Cost of Downtime Calculator
Calculate the true financial impact of equipment failures — justify maintenance investments with data
Cost of Downtime Calculator
Understanding Cost of Downtime
What is Cost of Downtime?
Cost of downtime quantifies the total financial impact when equipment or systems are unavailable. It goes beyond lost production to include repair costs, penalty fees, and secondary effects like overtime and expedited shipping.
- Justifies predictive maintenance investments
- Drives spare parts stocking decisions
- Prioritizes equipment upgrades
- Supports capital expenditure proposals
Cost Components
Industry Downtime Cost Benchmarks
| Industry | Typical Hourly Cost | Key Drivers |
|---|---|---|
| Automotive (OEM) | $20,000 - $50,000/hr | Production line stops, supply chain |
| Data Centers | $5,600 - $9,000/hr | SLA penalties, data loss risk |
| Oil & Gas | $25,000 - $50,000+/hr | Lost production, safety risks |
| Manufacturing (General) | $1,000 - $10,000/hr | Throughput, overtime costs |
| E-Commerce | $5,000 - $40,000/hr | Lost sales, customer churn |
FAQ
How do I estimate hourly production loss?
Take your annual revenue for the product line, divide by annual operating hours. For a $10M/year line running 24/7: $10,000,000 / 8,760 ≈ $1,142/hour.
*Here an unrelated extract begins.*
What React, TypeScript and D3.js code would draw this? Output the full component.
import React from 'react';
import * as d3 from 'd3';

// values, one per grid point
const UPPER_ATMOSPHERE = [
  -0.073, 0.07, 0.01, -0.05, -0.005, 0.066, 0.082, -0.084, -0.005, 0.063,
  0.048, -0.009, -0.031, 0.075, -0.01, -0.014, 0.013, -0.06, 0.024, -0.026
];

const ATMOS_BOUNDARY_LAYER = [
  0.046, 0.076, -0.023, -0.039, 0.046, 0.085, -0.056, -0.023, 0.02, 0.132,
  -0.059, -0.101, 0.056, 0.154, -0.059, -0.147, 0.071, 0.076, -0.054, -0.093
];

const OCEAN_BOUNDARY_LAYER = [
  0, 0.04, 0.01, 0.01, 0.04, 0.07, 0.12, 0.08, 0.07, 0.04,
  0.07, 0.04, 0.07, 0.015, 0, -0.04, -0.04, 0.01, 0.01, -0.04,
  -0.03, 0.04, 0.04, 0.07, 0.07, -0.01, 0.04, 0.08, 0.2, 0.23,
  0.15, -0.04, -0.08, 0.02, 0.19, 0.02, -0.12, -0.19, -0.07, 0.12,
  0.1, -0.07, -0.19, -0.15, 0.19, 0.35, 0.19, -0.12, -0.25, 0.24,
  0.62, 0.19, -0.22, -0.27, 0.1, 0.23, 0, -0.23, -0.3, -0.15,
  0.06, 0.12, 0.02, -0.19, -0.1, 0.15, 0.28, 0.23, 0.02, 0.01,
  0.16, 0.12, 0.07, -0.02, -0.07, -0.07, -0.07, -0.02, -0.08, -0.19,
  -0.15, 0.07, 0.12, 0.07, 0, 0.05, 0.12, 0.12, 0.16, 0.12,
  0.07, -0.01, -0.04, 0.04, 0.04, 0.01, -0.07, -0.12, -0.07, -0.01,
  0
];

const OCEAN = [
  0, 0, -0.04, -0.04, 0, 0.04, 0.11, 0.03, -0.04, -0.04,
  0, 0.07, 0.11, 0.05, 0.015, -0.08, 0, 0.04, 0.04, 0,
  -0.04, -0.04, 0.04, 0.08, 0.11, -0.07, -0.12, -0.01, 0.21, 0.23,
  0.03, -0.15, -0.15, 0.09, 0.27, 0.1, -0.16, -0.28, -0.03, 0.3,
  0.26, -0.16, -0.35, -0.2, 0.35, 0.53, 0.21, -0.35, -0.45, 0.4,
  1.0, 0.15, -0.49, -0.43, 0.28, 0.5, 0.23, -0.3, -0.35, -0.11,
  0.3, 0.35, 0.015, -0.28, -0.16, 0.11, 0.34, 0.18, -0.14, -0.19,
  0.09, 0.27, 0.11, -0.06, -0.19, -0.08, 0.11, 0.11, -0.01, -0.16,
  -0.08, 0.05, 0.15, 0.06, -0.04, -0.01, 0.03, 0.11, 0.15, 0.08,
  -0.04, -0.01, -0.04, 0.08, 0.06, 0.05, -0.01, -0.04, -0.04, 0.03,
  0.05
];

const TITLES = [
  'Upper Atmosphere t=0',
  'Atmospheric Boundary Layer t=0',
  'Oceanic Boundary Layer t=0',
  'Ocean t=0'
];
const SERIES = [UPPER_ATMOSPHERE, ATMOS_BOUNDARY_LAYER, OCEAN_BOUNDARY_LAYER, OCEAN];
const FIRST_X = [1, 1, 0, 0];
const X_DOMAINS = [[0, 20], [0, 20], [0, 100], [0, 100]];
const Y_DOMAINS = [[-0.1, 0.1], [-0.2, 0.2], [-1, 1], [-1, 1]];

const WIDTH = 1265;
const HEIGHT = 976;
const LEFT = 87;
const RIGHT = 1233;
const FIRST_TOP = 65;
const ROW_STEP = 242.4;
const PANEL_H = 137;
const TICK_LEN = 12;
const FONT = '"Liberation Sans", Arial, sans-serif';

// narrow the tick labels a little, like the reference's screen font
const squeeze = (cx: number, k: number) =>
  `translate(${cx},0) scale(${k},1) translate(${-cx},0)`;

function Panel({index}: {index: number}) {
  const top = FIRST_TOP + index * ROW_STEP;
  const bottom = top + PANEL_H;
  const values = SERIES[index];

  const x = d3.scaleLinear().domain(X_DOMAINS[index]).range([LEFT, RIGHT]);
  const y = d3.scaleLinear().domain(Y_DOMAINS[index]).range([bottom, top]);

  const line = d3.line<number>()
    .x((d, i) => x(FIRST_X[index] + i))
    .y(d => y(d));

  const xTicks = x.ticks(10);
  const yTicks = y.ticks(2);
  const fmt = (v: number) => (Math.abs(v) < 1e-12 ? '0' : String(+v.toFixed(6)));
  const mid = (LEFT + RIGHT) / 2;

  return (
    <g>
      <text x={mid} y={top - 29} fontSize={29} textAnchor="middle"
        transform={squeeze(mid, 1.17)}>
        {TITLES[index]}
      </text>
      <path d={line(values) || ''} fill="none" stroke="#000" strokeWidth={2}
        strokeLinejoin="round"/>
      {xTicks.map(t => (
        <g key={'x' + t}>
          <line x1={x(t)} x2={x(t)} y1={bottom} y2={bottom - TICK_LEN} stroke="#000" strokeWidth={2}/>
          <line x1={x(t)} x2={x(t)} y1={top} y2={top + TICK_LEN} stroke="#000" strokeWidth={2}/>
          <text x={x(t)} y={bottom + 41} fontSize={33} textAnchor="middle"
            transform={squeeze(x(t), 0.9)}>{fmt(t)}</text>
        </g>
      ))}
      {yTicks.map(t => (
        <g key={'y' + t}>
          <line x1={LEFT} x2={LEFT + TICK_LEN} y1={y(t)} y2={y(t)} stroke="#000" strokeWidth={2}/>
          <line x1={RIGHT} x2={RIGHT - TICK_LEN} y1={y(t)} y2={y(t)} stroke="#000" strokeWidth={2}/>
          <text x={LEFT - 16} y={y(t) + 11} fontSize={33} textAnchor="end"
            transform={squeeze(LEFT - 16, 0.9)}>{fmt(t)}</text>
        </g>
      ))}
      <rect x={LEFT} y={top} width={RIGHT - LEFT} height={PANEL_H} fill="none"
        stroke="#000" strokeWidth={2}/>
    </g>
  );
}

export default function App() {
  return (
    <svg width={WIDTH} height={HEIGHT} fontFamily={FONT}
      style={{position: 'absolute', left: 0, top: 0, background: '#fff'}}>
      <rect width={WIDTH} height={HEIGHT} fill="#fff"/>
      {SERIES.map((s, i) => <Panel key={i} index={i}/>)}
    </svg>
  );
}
Add margin for overtime, expediting, and customer impact.
How can I use this data to justify maintenance spending?
Compare total annual downtime cost against the cost of preventive maintenance programs. If a $50,000 PM program reduces failures by 30%, and current downtime costs $200,000/year, the ROI is ($60,000 savings - $50,000 investment) / $50,000 = 20%.